Wednesday 12 August 2009

The answer is not clear, according to the Strategic Counsel pollster:

"Some of Mr. Ignatieff's own advisers admit he has yet to offer a clear, defined political identity to grab them.

“They don't know who this guy is, and what he stands for,” said one, who only spoke on the condition that he not be named.

Most Liberals are wary of filling the gap by putting out detailed policy platforms, fearing it will make the same kind of target that Mr. Dion's Green Shift plan did, when it was released months before the campaign.

But they also fear Mr. Ignatieff hasn't given tentative voters any sense of his identity, and how it differs from Mr. Harper's.

One Liberal strategist noted that Jean Chrétien's winning 1993 campaign included policy details, but what mattered was the core message that he stood for jobs and growth.

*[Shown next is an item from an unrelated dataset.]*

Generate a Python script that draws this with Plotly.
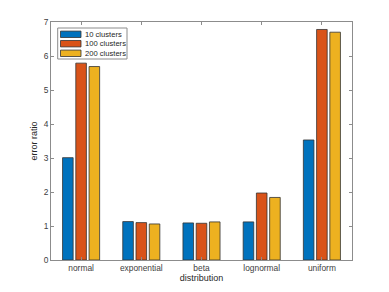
import plotly.graph_objects as go

categories = ["normal", "exponential", "beta", "lognormal", "uniform"]
series_names = ["10 clusters", "100 clusters", "200 clusters"]
vals_10 = [3.01, 1.13, 1.09, 1.12, 3.53]
vals_100 = [5.79, 1.10, 1.08, 1.97, 6.78]
vals_200 = [5.69, 1.06, 1.12, 1.84, 6.70]
colors = ["#0072BD", "#D95319", "#EDB120"]

W, H = 389, 292
ML, MR, MT, MB = 51, 37, 22, 32
PW, PH = W - ML - MR, H - MT - MB

def px(x):
    return (x - ML) / PW

def py(y):
    return 1 - (y - MT) / PH

xpos = list(range(1, len(categories) + 1))
fig = go.Figure()
for name, vals, c in zip(series_names, [vals_10, vals_100, vals_200], colors):
    fig.add_trace(go.Bar(x=xpos, y=vals, name=name, showlegend=False,
                         marker=dict(color=c, line=dict(color="#333333", width=0.8))))

FONT = "Liberation Sans, Arial, sans-serif"
axis_common = dict(showline=True, linecolor="#8c8c8c", linewidth=1, mirror="ticks",
                   ticks="inside", ticklen=3, tickcolor="#8c8c8c", showgrid=False, zeroline=False,
                   automargin=False,
                   tickfont=dict(family=FONT, size=8.4, color="#404040"))

# legend box (drawn manually, MATLAB style)
shapes = [dict(type="rect", xref="paper", yref="paper", x0=px(57.7), x1=px(127), y0=py(59), y1=py(28),
               line=dict(color="#8c8c8c", width=1), fillcolor="white", layer="above")]
annotations = []
centers = [34.3, 43.7, 53.3]
for name, c, cy in zip(series_names, colors, centers):
    shapes.append(dict(type="rect", xref="paper", yref="paper", x0=px(60.5), x1=px(81), y0=py(cy + 3.2), y1=py(cy - 3.2),
                       line=dict(color="#333333", width=0.8), fillcolor=c, layer="above"))
    annotations.append(dict(xref="paper", yref="paper", x=px(82.5), y=py(cy), text=name, showarrow=False,
                            xanchor="left", yanchor="middle", font=dict(family=FONT, size=7.6, color="#262626")))

fig.update_layout(
    width=W, height=H,
    margin=dict(l=ML, r=MR, t=MT, b=MB),
    paper_bgcolor="white", plot_bgcolor="white",
    barmode="group", bargap=0.34, bargroupgap=0.2,
    font=dict(family=FONT, size=8, color="#262626"),
    xaxis=dict(range=[0.5, 5.5], tickvals=xpos, ticktext=categories,
               title=dict(text="distribution", font=dict(size=9, color="#262626"), standoff=2), **axis_common),
    yaxis=dict(range=[0, 7], dtick=1,
               title=dict(text="error ratio", font=dict(size=9, color="#262626"), standoff=4), **axis_common),
    shapes=shapes, annotations=annotations,
    showlegend=False,
)
fig.write_html("out.html", config={"displayModeBar": False},
               post_script="document.body.style.margin='0';")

“It was, ‘Buy me, and this is what you get. Jobs and growth,' ” the strategist said. “If you buy Liberal now, what do you get?”

Mr. Harper's Conservatives, under minority-Parliament pressure, have unveiled massive stimulus-spending packages, at the Liberals' insistence.

It has left Liberals searching for something to differentiate them."

And this just a few months before a possible election?

It gets worse:

"Mr. Ignatieff has returned the party's traditional core support levels – and revived it in Quebec – but the Strategic Counsel poll found they have lost the traditional edge among women, younger voters, and Canadians who live in cities and large towns, crucial to their hopes of victory. The NDP vote has remained firm.
“The Liberals have plateaued,” said The Strategic Counsel's Peter Donolo.
“The constituency that Ignatieff needs to rebuild is primarily more female, more urban, younger, centre and NDP voters.”

Time to wake up and smell the coffee, Liberals!